MATERIAL PROVIDED:
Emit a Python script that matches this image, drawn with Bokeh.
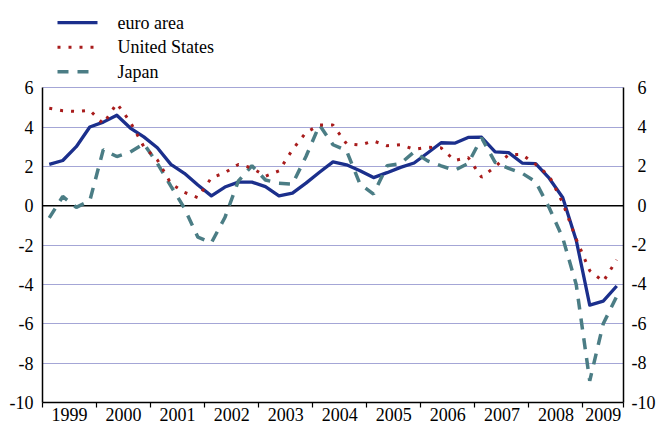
import numpy as np
from bokeh.plotting import figure
from bokeh.models import Range1d, FixedTicker, LinearAxis, Span
from bokeh.core.properties import value
from bokeh.embed import file_html
from bokeh.resources import INLINE

# ---------------- data (annual % change, quarterly, 1999Q1 - 2009Q3) ----------------
years = ["1999", "2000", "2001", "2002", "2003", "2004", "2005", "2006", "2007", "2008", "2009"]
quarters_per_year = [4, 4, 4, 4, 4, 4, 4, 4, 4, 4, 3]
series_names = ["euro area", "United States", "Japan"]

euro_area = [2.1, 2.3, 3.0, 4.0, 4.25, 4.6, 3.95, 3.5, 2.95, 2.1, 1.65, 1.05, 0.5, 0.95,
             1.2, 1.2, 0.97, 0.5, 0.64, 1.15, 1.7, 2.23, 2.08, 1.78, 1.43, 1.68, 1.95, 2.17,
             2.68, 3.2, 3.18, 3.47, 3.48, 2.74, 2.7, 2.17, 2.14, 1.4, 0.42, -1.75, -5.05,
             -4.85, -4.08]
united_states = [4.95, 4.83, 4.79, 4.85, 4.16, 5.2, 4.25, 3.0, 2.33, 1.13, 0.68, 0.41, 1.42,
                 1.68, 2.1, 1.92, 1.5, 1.77, 2.85, 3.72, 4.1, 4.1, 3.15, 3.08, 3.29, 3.05,
                 3.1, 2.87, 2.97, 2.94, 2.3, 2.45, 1.45, 1.98, 2.6, 2.6, 2.1, 1.52, 0.15,
                 -1.7, -3.3, -3.85, -2.75]
japan = [-0.62, 0.47, -0.08, 0.25, 2.85, 2.5, 2.73, 3.15, 2.15, 1.0, -0.12, -1.6, -1.88,
         -0.6, 1.26, 2.03, 1.31, 1.14, 1.1, 2.5, 4.1, 3.1, 2.8, 1.1, 0.59, 2.03, 2.15, 2.73,
         2.28, 2.03, 1.8, 2.15, 3.45, 2.2, 1.9, 1.65, 1.22, -0.1, -1.63, -4.0, -8.9, -6.0,
         -4.6]
y_ticks = [-10, -8, -6, -4, -2, 0, 2, 4, 6]
grid_ticks = [-8, -6, -4, -2, 2, 4, 6]

# ---------------- derived positions ----------------
n = len(euro_area)
x = np.arange(n) + 0.5
boundaries = np.concatenate([[0], np.cumsum(quarters_per_year)]).astype(float)
centers = (boundaries[:-1] + boundaries[1:]) / 2.0

FONT = "Liberation Serif"
FS = "18px"
Y_MIN, Y_MAX = y_ticks[0], y_ticks[-1]
Y_TOP = 10.43   # room above the plot area for the legend

p = figure(width=659, height=423, output_backend="svg", toolbar_location=None,
           x_range=Range1d(0, n), y_range=Range1d(Y_MIN, Y_TOP),
           min_border_left=42, min_border_right=36, min_border_top=0, min_border_bottom=10)
p.outline_line_color = None
p.background_fill_color = "white"

# grid
p.xgrid.visible = False
p.ygrid.ticker = FixedTicker(ticks=grid_ticks)
p.ygrid.grid_line_color = "#a4a6d6"
p.ygrid.grid_line_width = 1.2

# x axis: labels at year centres, ticks at year boundaries
xa = p.xaxis[0]
xa.ticker = FixedTicker(ticks=list(centers), minor_ticks=list(boundaries))
xa.major_label_overrides = {float(c): yr for c, yr in zip(centers, years)}
xa.major_tick_out = 0
xa.major_tick_in = 0
xa.minor_tick_out = 5
xa.minor_tick_in = 0
xa.minor_tick_line_color = "black"
xa.minor_tick_line_width = 1.2
xa.axis_line_color = "black"
xa.axis_line_width = 1.5
xa.major_label_standoff = 0
xa.major_label_text_font = FONT
xa.major_label_text_font_size = FS
xa.major_label_text_color = "black"

def style_y(ax, standoff, pad_positive):
    ax.ticker = FixedTicker(ticks=y_ticks)
    # hyphen-minus labels; on the right side digits line up (space as wide as "-")
    ax.major_label_overrides = {t: (("\u2004" if (pad_positive and t >= 0) else "") + str(t))
                                for t in y_ticks}
    ax.bounds = (Y_MIN, Y_MAX)
    ax.major_tick_out = 0
    ax.major_tick_in = 0
    ax.minor_tick_out = 0
    ax.minor_tick_in = 0
    ax.axis_line_color = "black"
    ax.axis_line_width = 1.5
    ax.major_label_standoff = standoff
    ax.major_label_text_font = FONT
    ax.major_label_text_font_size = FS
    ax.major_label_text_color = "black"

style_y(p.yaxis[0], 9, False)
ra = LinearAxis()
style_y(ra, 8, True)
p.add_layout(ra, "right")

zero = Span(location=0, dimension="width", line_color="black", line_width=1.5, level="underlay")
p.add_layout(zero)

styles = [dict(line_color="#1b2f8c", line_width=3.3, line_join="round"),
          dict(line_color="#a81c1c", line_width=3, line_dash="3 8"),
          dict(line_color="#4b7d85", line_width=3.5, line_dash="11 9")]
series = [euro_area, united_states, japan]

for idx in [0, 2, 1]:
    p.line(x, series[idx], **styles[idx])

# legend drawn above the plot area (inside the extended frame)
leg_x0, leg_x1, leg_tx = 1.11, 4.07, 5.55
leg_rows = [9.31, 8.06, 6.815]
for name, st, yy in zip(series_names, styles, leg_rows):
    p.line([leg_x0, leg_x1], [yy, yy], **st)
p.text(x=[leg_tx] * 3, y=leg_rows, text=series_names, text_font=value(FONT),
       text_font_size=value(FS), text_color="black", text_baseline="middle",
       text_align="left")

open("out.html", "w").write(file_html(p, INLINE))
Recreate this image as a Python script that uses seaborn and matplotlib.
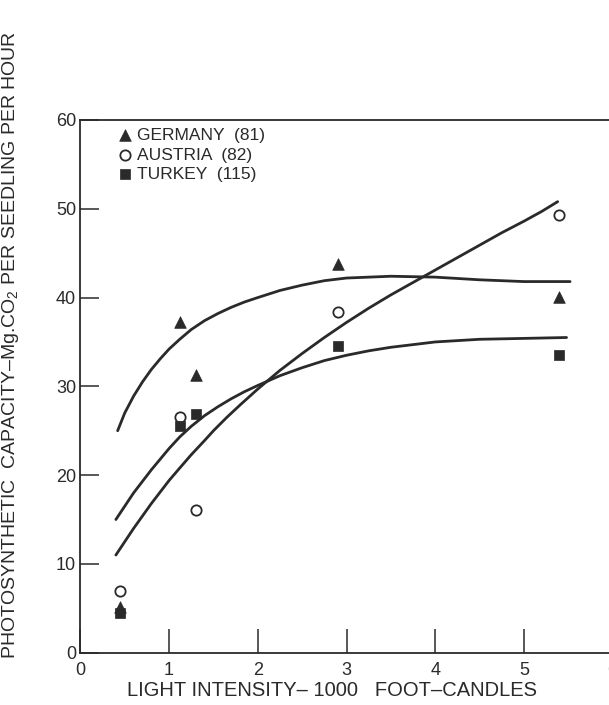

REQUIREMENT:
Write out every entry again word for word, without any of the pictures.

EXERCISE RESPONSE:
Emit a Python script that matches this image, drawn with Bokeh.
import numpy as np
from bokeh.plotting import figure
from bokeh.models import Range1d, FixedTicker, LinearAxis, Span
from bokeh.core.properties import value
from bokeh.embed import file_html
from bokeh.resources import INLINE

# ---------------- data (annual % change, quarterly, 1999Q1 - 2009Q3) ----------------
years = ["1999", "2000", "2001", "2002", "2003", "2004", "2005", "2006", "2007", "2008", "2009"]
quarters_per_year = [4, 4, 4, 4, 4, 4, 4, 4, 4, 4, 3]
series_names = ["euro area", "United States", "Japan"]

euro_area = [2.1, 2.3, 3.0, 4.0, 4.25, 4.6, 3.95, 3.5, 2.95, 2.1, 1.65, 1.05, 0.5, 0.95,
             1.2, 1.2, 0.97, 0.5, 0.64, 1.15, 1.7, 2.23, 2.08, 1.78, 1.43, 1.68, 1.95, 2.17,
             2.68, 3.2, 3.18, 3.47, 3.48, 2.74, 2.7, 2.17, 2.14, 1.4, 0.42, -1.75, -5.05,
             -4.85, -4.08]
united_states = [4.95, 4.83, 4.79, 4.85, 4.16, 5.2, 4.25, 3.0, 2.33, 1.13, 0.68, 0.41, 1.42,
                 1.68, 2.1, 1.92, 1.5, 1.77, 2.85, 3.72, 4.1, 4.1, 3.15, 3.08, 3.29, 3.05,
                 3.1, 2.87, 2.97, 2.94, 2.3, 2.45, 1.45, 1.98, 2.6, 2.6, 2.1, 1.52, 0.15,
                 -1.7, -3.3, -3.85, -2.75]
japan = [-0.62, 0.47, -0.08, 0.25, 2.85, 2.5, 2.73, 3.15, 2.15, 1.0, -0.12, -1.6, -1.88,
         -0.6, 1.26, 2.03, 1.31, 1.14, 1.1, 2.5, 4.1, 3.1, 2.8, 1.1, 0.59, 2.03, 2.15, 2.73,
         2.28, 2.03, 1.8, 2.15, 3.45, 2.2, 1.9, 1.65, 1.22, -0.1, -1.63, -4.0, -8.9, -6.0,
         -4.6]
y_ticks = [-10, -8, -6, -4, -2, 0, 2, 4, 6]
grid_ticks = [-8, -6, -4, -2, 2, 4, 6]

# ---------------- derived positions ----------------
n = len(euro_area)
x = np.arange(n) + 0.5
boundaries = np.concatenate([[0], np.cumsum(quarters_per_year)]).astype(float)
centers = (boundaries[:-1] + boundaries[1:]) / 2.0

FONT = "Liberation Serif"
FS = "18px"
Y_MIN, Y_MAX = y_ticks[0], y_ticks[-1]
Y_TOP = 10.43   # room above the plot area for the legend

p = figure(width=659, height=423, output_backend="svg", toolbar_location=None,
           x_range=Range1d(0, n), y_range=Range1d(Y_MIN, Y_TOP),
           min_border_left=42, min_border_right=36, min_border_top=0, min_border_bottom=10)
p.outline_line_color = None
p.background_fill_color = "white"

# grid
p.xgrid.visible = False
p.ygrid.ticker = FixedTicker(ticks=grid_ticks)
p.ygrid.grid_line_color = "#a4a6d6"
p.ygrid.grid_line_width = 1.2

# x axis: labels at year centres, ticks at year boundaries
xa = p.xaxis[0]
xa.ticker = FixedTicker(ticks=list(centers), minor_ticks=list(boundaries))
xa.major_label_overrides = {float(c): yr for c, yr in zip(centers, years)}
xa.major_tick_out = 0
xa.major_tick_in = 0
xa.minor_tick_out = 5
xa.minor_tick_in = 0
xa.minor_tick_line_color = "black"
xa.minor_tick_line_width = 1.2
xa.axis_line_color = "black"
xa.axis_line_width = 1.5
xa.major_label_standoff = 0
xa.major_label_text_font = FONT
xa.major_label_text_font_size = FS
xa.major_label_text_color = "black"

def style_y(ax, standoff, pad_positive):
    ax.ticker = FixedTicker(ticks=y_ticks)
    # hyphen-minus labels; on the right side digits line up (space as wide as "-")
    ax.major_label_overrides = {t: (("\u2004" if (pad_positive and t >= 0) else "") + str(t))
                                for t in y_ticks}
    ax.bounds = (Y_MIN, Y_MAX)
    ax.major_tick_out = 0
    ax.major_tick_in = 0
    ax.minor_tick_out = 0
    ax.minor_tick_in = 0
    ax.axis_line_color = "black"
    ax.axis_line_width = 1.5
    ax.major_label_standoff = standoff
    ax.major_label_text_font = FONT
    ax.major_label_text_font_size = FS
    ax.major_label_text_color = "black"

style_y(p.yaxis[0], 9, False)
ra = LinearAxis()
style_y(ra, 8, True)
p.add_layout(ra, "right")

zero = Span(location=0, dimension="width", line_color="black", line_width=1.5, level="underlay")
p.add_layout(zero)

styles = [dict(line_color="#1b2f8c", line_width=3.3, line_join="round"),
          dict(line_color="#a81c1c", line_width=3, line_dash="3 8"),
          dict(line_color="#4b7d85", line_width=3.5, line_dash="11 9")]
series = [euro_area, united_states, japan]

for idx in [0, 2, 1]:
    p.line(x, series[idx], **styles[idx])

# legend drawn above the plot area (inside the extended frame)
leg_x0, leg_x1, leg_tx = 1.11, 4.07, 5.55
leg_rows = [9.31, 8.06, 6.815]
for name, st, yy in zip(series_names, styles, leg_rows):
    p.line([leg_x0, leg_x1], [yy, yy], **st)
p.text(x=[leg_tx] * 3, y=leg_rows, text=series_names, text_font=value(FONT),
       text_font_size=value(FS), text_color="black", text_baseline="middle",
       text_align="left")

open("out.html", "w").write(file_html(p, INLINE))
Recreate this image as a Python script that uses seaborn and matplotlib.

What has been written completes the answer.